Simple example: you’re on your way to deliver a presentation that you’ve gone over many times, looked at all the ways to cover parts of it, and are prepared.  When you get there you don’t have the [USB with the presentation, the DVD, whatever] so you have to wing it.  Every part of your body is suddenly involved; especially your gut, the fastest and best part of your brain.  The endocrine system is dumping chemicals helter skelter into your blood stream and you’re performing at your best, putting together an ad hoc presentation; at this time you have become almost superhuman and accomplished the undoable.  Your gut has come in to rescue you.

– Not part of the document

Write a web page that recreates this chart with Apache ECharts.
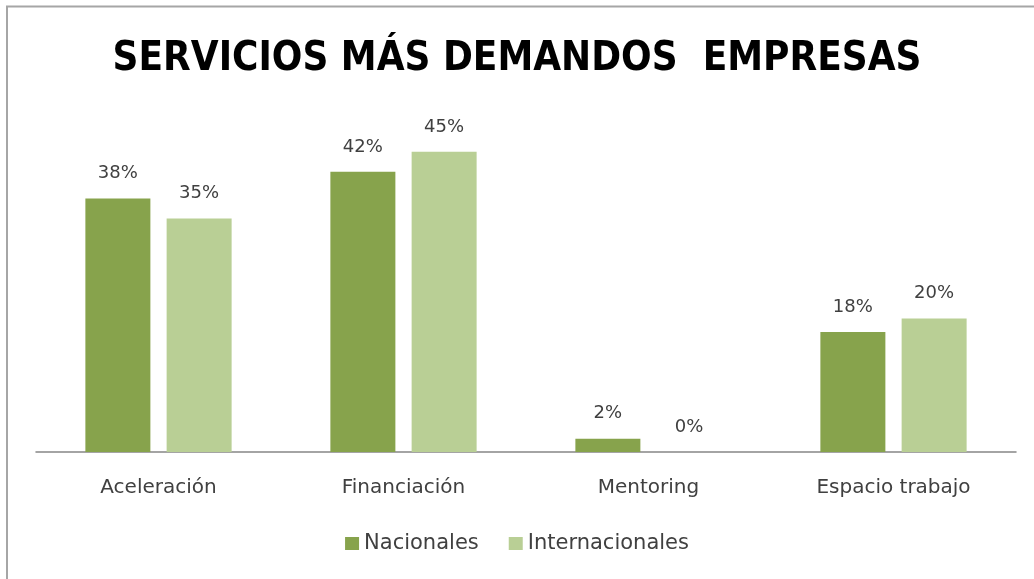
<!DOCTYPE html>
<html><head><meta charset="utf-8">
<script src="https://cdn.jsdelivr.net/npm/echarts@6/dist/echarts.min.js"></script>
<style>html,body{margin:0;padding:0;background:#fff}#c{width:1034px;height:579px}</style>
</head><body><div id="c"></div>
<script>
const categories = ['Aceleración', 'Financiación', 'Mentoring', 'Espacio trabajo'];
const nacionales = [38, 42, 2, 18];
const internacionales = [35, 45, 0, 20];
const seriesNames = ['Nacionales', 'Internacionales'];

const chart = echarts.init(document.getElementById('c'));
const txtFont = 'DejaVu Sans';
const labelStyle = {show: true, position: 'top', distance: 16, formatter: '{c}%', color: '#404040', fontSize: 18, fontFamily: txtFont};
chart.setOption({
  animation: false,
  title: {text: 'SERVICIOS MÁS DEMANDOS  EMPRESAS', left: 'center', top: 35,
    textStyle: {fontFamily: 'DejaVu Sans Condensed', fontWeight: 'bold', fontSize: 40, color: '#000'}},
  legend: {data: seriesNames, bottom: 20, left: 'center', itemWidth: 14, itemHeight: 13, itemGap: 30,
    icon: 'rect', textStyle: {fontSize: 21, color: '#404040', fontFamily: txtFont}},
  grid: {left: 36, right: 18, top: 118.5, bottom: 127, containLabel: false},
  xAxis: {type: 'category', data: categories,
    axisLine: {lineStyle: {color: '#868686', width: 1.5}}, axisTick: {show: false},
    axisLabel: {color: '#404040', fontSize: 20, margin: 26, fontFamily: txtFont}},
  yAxis: {type: 'value', min: 0, max: 50, show: false, splitLine: {show: false}},
  series: [
    {name: seriesNames[0], type: 'bar', data: nacionales, barWidth: 65, barGap: '25%',
      itemStyle: {color: '#87A34C'}, label: labelStyle},
    {name: seriesNames[1], type: 'bar', data: internacionales, barWidth: 65,
      itemStyle: {color: '#B9CF95'}, label: labelStyle}
  ],
  graphic: [
    {type: 'line', shape: {x1: 6, y1: 6.5, x2: 1034, y2: 6.5}, style: {stroke: '#a6a6a6', lineWidth: 2}},
    {type: 'line', shape: {x1: 7, y1: 6, x2: 7, y2: 579}, style: {stroke: '#a6a6a6', lineWidth: 2}}
  ]
});
</script></body></html>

A good coach is one who prepares someone for those places in their race, in their game, or in their lives, where a crazy thing can happen after they’ve practiced and visualized it beforehand and feel like they know how everything will go.  So when the wheels come off, suddenly, they will instinctively rely on their training as angst, the lizard “second brain”, jumps to high alert and the ability to cruise through the unexpected situation will be relatively painless.

Instinct is underrated, in my eyes, and the more someone is prepared to improvise, the better equipped they are for life.  Really, when you think about it, life is a continuum of improvisation; life is good practice for living.